Gakpernah aku memelas ke sana ke sini, gak pernaaah. Kalau pepatah apa, memang
betul lah itu kan bahasa bataknya, Balga do pasu-pasu Tuhatta i namabalu* (Besar
berkat Tuhan kepada para Janda).Memang betul lah itu…
P : Jadi Inang sendiri juga merasa sudah menjadi pribadi yang lebih kuat ya, Nang?
S : Yaaa, kalaupun dulu sempat sakit-sakit untunglah masa itu sudah lewat. Tapi kuakui
kalau dulu bawaannya ada kesombongan diri. Selalu berpikir, “ah, suamiku ada kok.”,
yakan bapak si Alex tentaranya. Tapi kalo sekarang jadi lebih merendah. Umurpun
udah semakin tua kan, yaa instropeksi dirinya. Itu, itu dibahas itu di gereja lo, kalau
dulu kita dak mengandalkan mengandalkan Tuhan do. Kita mengandalkan suami.
Makanya itulah tadi kubilang, orang lain itu gak ada, kawan kita itu Tuhan aja.
P : Inang merasa seperti dilupakan sama mereka?
S : Paling kita dan anak-anak kita lagi. Yaa, mungkin merekapun iyalah sibuk dengan
keluarganya kan
P : Mungkin mencoba memperbaiki komunikasi gitu, Nang?
S : Eee, sebenarnya kalo pulang kampung gitu masiih, kami. Itu kan perasaan kita yaa,
gak tau lah perasaan orang itu. Cuma ya mereka kak gak peduli gitu, iya sibuk mereka
dengan keluarganya. Hubaungan itu tetap baiknya, kalo sama itoku* (bhs. Batak
saudara laki- laki, ditujukan pada ) nelpon terkadang adalah. Tapi kalau sama edaku*
(saudara perempuan dari suami bhs. Batak) cuma soal warisan aja nya itu nelpon.

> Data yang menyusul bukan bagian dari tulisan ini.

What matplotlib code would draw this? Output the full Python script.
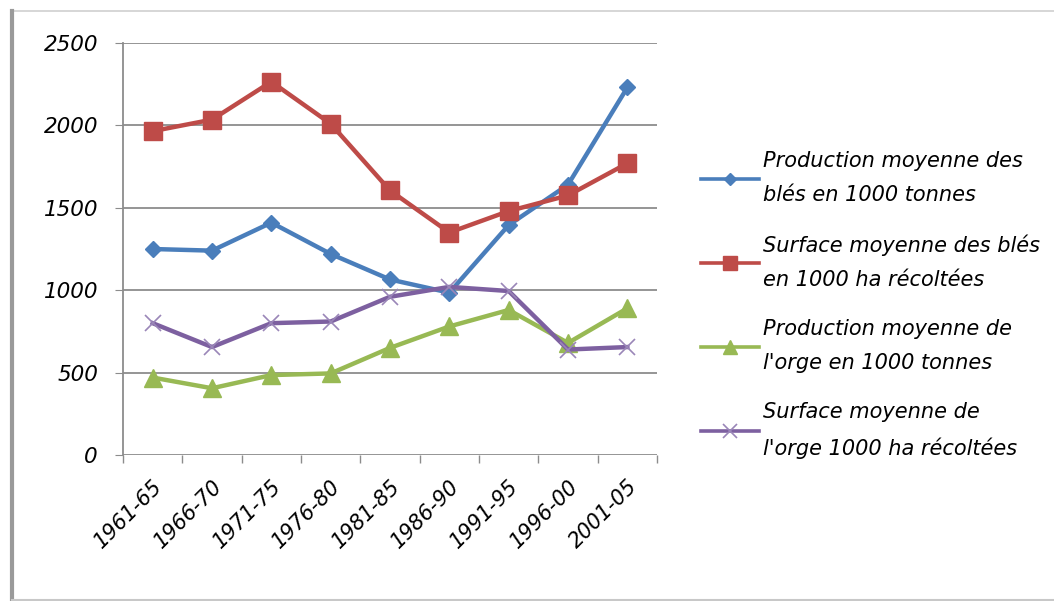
import matplotlib.pyplot as plt
from matplotlib.lines import Line2D

periods = ["1961-65", "1966-70", "1971-75", "1976-80", "1981-85",
           "1986-90", "1991-95", "1996-00", "2001-05"]

prod_bles = [1250, 1240, 1410, 1220, 1065, 985, 1395, 1640, 2230]
surf_bles = [1965, 2035, 2265, 2010, 1605, 1350, 1480, 1575, 1770]
prod_orge = [470, 405, 485, 495, 650, 780, 880, 680, 890]
surf_orge = [800, 655, 800, 810, 960, 1020, 995, 640, 655]

labels = [
    "Production moyenne des\nblés en 1000 tonnes",
    "Surface moyenne des blés\nen 1000 ha récoltées",
    "Production moyenne de\nl'orge en 1000 tonnes",
    "Surface moyenne de\nl'orge 1000 ha récoltées",
]

plt.rcParams["font.family"] = ["DejaVu Sans"]
plt.rcParams["font.style"] = "italic"

fig = plt.figure(figsize=(10.54, 6.01), dpi=100)
ax = fig.add_axes([123 / 1054, 1 - 455 / 601, 534 / 1054, 412 / 601])

x = list(range(len(periods)))
ax.plot(x, prod_bles, color="#4A7EBB", lw=3.2, marker="D", ms=8,
        label=labels[0])
ax.plot(x, surf_bles, color="#BE4B48", lw=3.2, marker="s", ms=13,
        label=labels[1])
ax.plot(x, prod_orge, color="#98B954", lw=3.2, marker="^", ms=13,
        label=labels[2])
ax.plot(x, surf_orge, color="#7D60A0", lw=3.2, marker="x", ms=12, mew=1.2,
        mec="#9a86b8", label=labels[3])

ax.set_xlim(-0.5, len(periods) - 0.5)
ax.set_ylim(0, 2500)
ax.set_yticks(range(0, 2501, 500))
ax.yaxis.grid(True, color="#8c8c8c", lw=1.3)
ax.set_axisbelow(True)

# category ticks sit on the boundaries between periods
ax.set_xticks([i - 0.5 for i in range(len(periods) + 1)])
ax.set_xticklabels([])
ax.set_xticks(x, minor=True)
ax.set_xticklabels(periods, minor=True, rotation=45, ha="right",
                   rotation_mode="anchor", fontsize=15)
ax.tick_params(axis="x", which="minor", length=0, pad=15)
ax.tick_params(axis="x", which="major", length=6, color="#8c8c8c", width=1)
ax.tick_params(axis="y", length=6, color="#8c8c8c", labelsize=15.5, pad=12)

for side in ("top", "right", "bottom"):
    ax.spines[side].set_visible(False)
ax.spines["left"].set_color("#8c8c8c")
ax.spines["left"].set_linewidth(1.3)

leg = ax.legend(loc="upper left", bbox_to_anchor=(0.657, 0.762),
                bbox_transform=fig.transFigure, frameon=False, fontsize=15,
                handlelength=2.8, handletextpad=0.2, labelspacing=1.42,
                borderaxespad=0, markerscale=0.8)
for t in leg.get_texts():
    t.set_linespacing(1.85)
for h in leg.legend_handles:
    h.set_linewidth(2.6)

# outer frame of the chart area
fig.add_artist(Line2D([12 / 1054, 1], [1 - 11 / 601] * 2,
                      color="#cfcfcf", lw=1.2))
fig.add_artist(Line2D([12 / 1054] * 2, [1 / 601, 1 - 11 / 601],
                      color="#9a9a9a", lw=3))
fig.add_artist(Line2D([12 / 1054, 1], [1 / 601] * 2,
                      color="#c8c8c8", lw=1.5))

fig.savefig("out.png", dpi=100)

Mungkin karena tabu itu, bagi orang batak kalo aku nelpon itoku, atau itoku yang
nelpon kan. Kecuali, kalo itoku kandung, maklumlah mungkin karena orang-orang
kampung, ga dipikirkannya hal-hal gitu, gimana kehidupan kami mungkin yang dalam
pikiran mereka enak kali lah hidup kami disini. Padahal ya, ginilah sebenarnya…
P : Bererti sekarang memang lebih dekatlah ke Tuhan ya nang?

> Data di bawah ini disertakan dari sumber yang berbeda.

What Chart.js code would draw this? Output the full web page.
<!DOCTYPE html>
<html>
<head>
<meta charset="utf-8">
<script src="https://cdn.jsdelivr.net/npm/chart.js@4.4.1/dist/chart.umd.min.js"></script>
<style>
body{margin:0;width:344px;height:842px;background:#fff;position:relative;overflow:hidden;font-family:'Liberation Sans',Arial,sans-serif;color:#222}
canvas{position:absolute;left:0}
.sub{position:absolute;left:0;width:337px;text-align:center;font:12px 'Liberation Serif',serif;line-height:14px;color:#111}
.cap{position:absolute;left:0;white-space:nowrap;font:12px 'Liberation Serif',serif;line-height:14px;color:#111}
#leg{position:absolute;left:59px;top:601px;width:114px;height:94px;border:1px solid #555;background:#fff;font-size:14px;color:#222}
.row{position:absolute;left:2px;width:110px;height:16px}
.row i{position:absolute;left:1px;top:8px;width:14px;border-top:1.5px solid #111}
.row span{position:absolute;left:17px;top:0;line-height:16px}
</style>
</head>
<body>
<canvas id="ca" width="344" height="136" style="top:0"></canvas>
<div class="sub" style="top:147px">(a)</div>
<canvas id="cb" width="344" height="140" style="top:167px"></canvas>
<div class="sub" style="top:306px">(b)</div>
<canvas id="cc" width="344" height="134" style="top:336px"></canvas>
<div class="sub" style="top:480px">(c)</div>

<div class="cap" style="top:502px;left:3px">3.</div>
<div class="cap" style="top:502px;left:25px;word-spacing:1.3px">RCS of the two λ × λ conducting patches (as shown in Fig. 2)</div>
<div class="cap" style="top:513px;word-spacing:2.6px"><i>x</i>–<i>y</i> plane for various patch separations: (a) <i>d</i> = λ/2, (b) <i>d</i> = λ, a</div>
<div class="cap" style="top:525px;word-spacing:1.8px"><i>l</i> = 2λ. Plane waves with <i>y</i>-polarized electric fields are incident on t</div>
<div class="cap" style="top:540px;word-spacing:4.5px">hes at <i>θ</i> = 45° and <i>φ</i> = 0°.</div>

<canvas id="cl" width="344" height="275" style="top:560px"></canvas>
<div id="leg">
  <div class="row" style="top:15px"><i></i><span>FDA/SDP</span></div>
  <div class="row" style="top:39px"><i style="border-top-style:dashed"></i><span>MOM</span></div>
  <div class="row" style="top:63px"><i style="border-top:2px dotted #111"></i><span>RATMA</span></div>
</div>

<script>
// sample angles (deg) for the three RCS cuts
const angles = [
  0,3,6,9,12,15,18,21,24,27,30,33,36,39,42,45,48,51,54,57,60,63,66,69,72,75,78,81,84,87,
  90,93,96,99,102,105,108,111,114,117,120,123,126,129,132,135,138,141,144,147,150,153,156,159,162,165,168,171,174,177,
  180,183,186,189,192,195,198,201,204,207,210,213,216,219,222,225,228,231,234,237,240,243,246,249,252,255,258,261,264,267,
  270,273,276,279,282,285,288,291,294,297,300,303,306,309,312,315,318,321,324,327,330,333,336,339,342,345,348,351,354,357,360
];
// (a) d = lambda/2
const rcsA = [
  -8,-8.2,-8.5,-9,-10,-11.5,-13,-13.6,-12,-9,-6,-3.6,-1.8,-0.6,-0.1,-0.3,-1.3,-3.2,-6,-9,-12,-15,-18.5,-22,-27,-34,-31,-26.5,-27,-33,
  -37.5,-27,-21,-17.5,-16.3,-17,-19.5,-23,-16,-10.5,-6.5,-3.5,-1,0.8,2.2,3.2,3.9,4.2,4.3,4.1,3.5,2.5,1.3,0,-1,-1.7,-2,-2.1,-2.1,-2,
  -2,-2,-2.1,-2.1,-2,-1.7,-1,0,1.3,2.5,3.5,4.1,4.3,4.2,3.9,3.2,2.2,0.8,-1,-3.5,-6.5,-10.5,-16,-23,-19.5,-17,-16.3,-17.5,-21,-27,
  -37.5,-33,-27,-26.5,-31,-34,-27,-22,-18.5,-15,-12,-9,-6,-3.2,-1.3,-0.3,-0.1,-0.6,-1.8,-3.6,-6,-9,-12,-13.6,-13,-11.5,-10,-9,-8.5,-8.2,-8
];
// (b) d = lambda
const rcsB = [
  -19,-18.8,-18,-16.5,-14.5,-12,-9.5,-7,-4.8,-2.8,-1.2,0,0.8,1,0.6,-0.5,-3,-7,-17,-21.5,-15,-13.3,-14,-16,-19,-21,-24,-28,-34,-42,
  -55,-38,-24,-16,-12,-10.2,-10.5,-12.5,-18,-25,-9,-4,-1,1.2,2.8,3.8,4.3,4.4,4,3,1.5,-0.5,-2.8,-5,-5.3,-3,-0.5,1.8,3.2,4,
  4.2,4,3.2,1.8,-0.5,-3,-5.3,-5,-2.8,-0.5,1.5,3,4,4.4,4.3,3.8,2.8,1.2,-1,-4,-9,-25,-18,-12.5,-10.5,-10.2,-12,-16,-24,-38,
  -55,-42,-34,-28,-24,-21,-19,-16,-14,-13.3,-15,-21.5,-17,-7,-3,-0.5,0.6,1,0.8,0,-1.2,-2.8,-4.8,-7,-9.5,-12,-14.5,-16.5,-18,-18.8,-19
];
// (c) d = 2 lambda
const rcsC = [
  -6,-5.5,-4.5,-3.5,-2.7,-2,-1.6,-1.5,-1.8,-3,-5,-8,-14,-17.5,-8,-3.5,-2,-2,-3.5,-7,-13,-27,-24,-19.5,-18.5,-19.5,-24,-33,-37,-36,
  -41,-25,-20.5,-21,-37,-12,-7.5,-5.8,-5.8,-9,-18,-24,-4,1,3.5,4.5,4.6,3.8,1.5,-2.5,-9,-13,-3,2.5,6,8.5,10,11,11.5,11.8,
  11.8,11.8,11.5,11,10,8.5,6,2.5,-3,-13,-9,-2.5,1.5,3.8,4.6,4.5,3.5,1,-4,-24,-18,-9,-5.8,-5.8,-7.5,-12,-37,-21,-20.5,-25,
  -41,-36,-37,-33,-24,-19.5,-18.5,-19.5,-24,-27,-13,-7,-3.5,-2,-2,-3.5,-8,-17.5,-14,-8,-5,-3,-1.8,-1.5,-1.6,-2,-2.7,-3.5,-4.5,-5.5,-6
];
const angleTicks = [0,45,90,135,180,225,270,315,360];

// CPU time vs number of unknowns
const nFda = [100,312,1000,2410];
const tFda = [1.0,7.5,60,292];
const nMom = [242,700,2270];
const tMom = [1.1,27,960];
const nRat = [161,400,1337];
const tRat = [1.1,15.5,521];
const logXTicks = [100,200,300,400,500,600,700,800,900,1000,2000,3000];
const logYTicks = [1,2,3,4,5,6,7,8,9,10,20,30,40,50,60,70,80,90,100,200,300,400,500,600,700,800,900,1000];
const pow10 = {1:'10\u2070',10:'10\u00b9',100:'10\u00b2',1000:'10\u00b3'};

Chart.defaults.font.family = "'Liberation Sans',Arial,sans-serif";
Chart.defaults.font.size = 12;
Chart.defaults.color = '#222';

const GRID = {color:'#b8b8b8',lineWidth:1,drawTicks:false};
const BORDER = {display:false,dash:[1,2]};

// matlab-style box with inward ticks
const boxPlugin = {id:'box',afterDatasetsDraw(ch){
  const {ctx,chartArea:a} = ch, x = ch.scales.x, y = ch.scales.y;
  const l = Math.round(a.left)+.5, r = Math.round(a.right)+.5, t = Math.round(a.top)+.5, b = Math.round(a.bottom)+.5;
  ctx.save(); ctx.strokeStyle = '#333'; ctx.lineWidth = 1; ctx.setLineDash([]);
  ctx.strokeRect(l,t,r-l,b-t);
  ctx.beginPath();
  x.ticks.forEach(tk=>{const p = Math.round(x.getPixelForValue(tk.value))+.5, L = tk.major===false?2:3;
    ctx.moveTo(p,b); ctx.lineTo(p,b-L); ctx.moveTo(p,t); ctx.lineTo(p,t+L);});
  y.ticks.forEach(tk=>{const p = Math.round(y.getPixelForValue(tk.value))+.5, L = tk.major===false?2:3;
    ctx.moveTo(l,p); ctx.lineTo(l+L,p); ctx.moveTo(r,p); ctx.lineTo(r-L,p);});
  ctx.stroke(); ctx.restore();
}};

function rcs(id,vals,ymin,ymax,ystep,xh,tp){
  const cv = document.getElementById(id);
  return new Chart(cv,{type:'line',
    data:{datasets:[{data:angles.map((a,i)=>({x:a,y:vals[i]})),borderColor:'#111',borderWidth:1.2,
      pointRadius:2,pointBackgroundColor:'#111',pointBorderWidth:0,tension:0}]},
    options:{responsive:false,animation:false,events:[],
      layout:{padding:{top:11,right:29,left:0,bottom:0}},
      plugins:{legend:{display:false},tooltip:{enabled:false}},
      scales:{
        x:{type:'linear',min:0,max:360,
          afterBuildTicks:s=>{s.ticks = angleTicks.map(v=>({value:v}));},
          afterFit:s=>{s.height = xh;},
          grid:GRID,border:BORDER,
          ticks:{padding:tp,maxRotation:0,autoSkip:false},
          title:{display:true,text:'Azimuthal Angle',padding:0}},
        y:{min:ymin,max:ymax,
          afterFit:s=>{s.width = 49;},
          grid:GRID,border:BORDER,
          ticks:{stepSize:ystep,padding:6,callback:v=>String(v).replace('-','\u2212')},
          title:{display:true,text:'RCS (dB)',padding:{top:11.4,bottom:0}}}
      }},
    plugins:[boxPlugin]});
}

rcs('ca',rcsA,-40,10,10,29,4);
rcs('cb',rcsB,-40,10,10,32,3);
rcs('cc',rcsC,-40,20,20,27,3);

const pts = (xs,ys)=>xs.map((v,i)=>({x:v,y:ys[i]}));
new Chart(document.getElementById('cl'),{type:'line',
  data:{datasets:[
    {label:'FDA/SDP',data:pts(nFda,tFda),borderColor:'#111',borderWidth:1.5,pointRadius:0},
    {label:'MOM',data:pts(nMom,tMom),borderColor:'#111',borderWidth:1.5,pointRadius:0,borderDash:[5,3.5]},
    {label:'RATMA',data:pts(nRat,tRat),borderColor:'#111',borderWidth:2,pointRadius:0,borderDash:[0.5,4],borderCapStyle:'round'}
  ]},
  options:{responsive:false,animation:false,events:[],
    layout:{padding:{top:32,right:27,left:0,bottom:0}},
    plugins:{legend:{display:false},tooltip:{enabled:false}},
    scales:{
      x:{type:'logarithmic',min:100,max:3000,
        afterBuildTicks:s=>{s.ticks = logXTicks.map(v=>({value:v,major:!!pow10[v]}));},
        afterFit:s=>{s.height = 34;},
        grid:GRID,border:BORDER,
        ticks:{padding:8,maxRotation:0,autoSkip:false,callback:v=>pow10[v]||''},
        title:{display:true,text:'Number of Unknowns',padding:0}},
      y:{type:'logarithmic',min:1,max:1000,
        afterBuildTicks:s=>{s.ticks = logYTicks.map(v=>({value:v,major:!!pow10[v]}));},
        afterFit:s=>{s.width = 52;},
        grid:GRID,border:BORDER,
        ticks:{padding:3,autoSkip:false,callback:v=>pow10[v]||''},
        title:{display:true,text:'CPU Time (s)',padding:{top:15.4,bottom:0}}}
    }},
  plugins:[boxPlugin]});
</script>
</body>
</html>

S : Iya, lebih dekat ke Tuhan. Lebih aktif juga, kalau dulu ada apa-apa di Gereja itu
mana mau terlibat, “Ah, ngapain gitu-gitu?” tapi kalau sekarang lebih mengandalkan
Tuhan lagi…
P : Kalau sekarang perasaan Inang, sudah lebih menerima dan tenang menjalani hari-
hari?
S : Menerima, sudah. Kadang-kadang terpikir juga kalaupun misalnya suamiku gak
pergi, mungkin belum tentu kuliah si Alex. Orang-orang bilang, “Kak, ngapain
kuliah? Kok kenapa gak dimasukkan aja si Alex tentara atau polisi?” soalnya kan biar
istilahnya uangnya cuma sekali kan. Takut dulu kalau kuliah ini nanti uangnya putus
di tengah jalan gimana kan? Ternyata, masih sanggup, Gak harus ternyata kalo
keluarganya tentara terus anaknya tentara, gak ada itu. Gak nyangka juga lah.
Sekarang memang sudah lebih enjoynya aku, cuman itulah doaku semoga jangan sakit
itu ajalah, kalau lagi siang gitu diluar ketawa juganya aku sama orang-orang lain kan.
Yaitu tadilah kan… kuliat tetanggaku yang belakang itu aja bisa ketawa kok, ngapain
kita berlarut-larut terus dalam kesedihan kan. Perjuangkan ajalah lagi gimana
kedepannya, rencana juga, biarlah rencana Tuhan yang jadi. Yang penting diusahakan
anak-anak ini, kayak mana biar bermasa depan semua. Hehehe (tersenyum).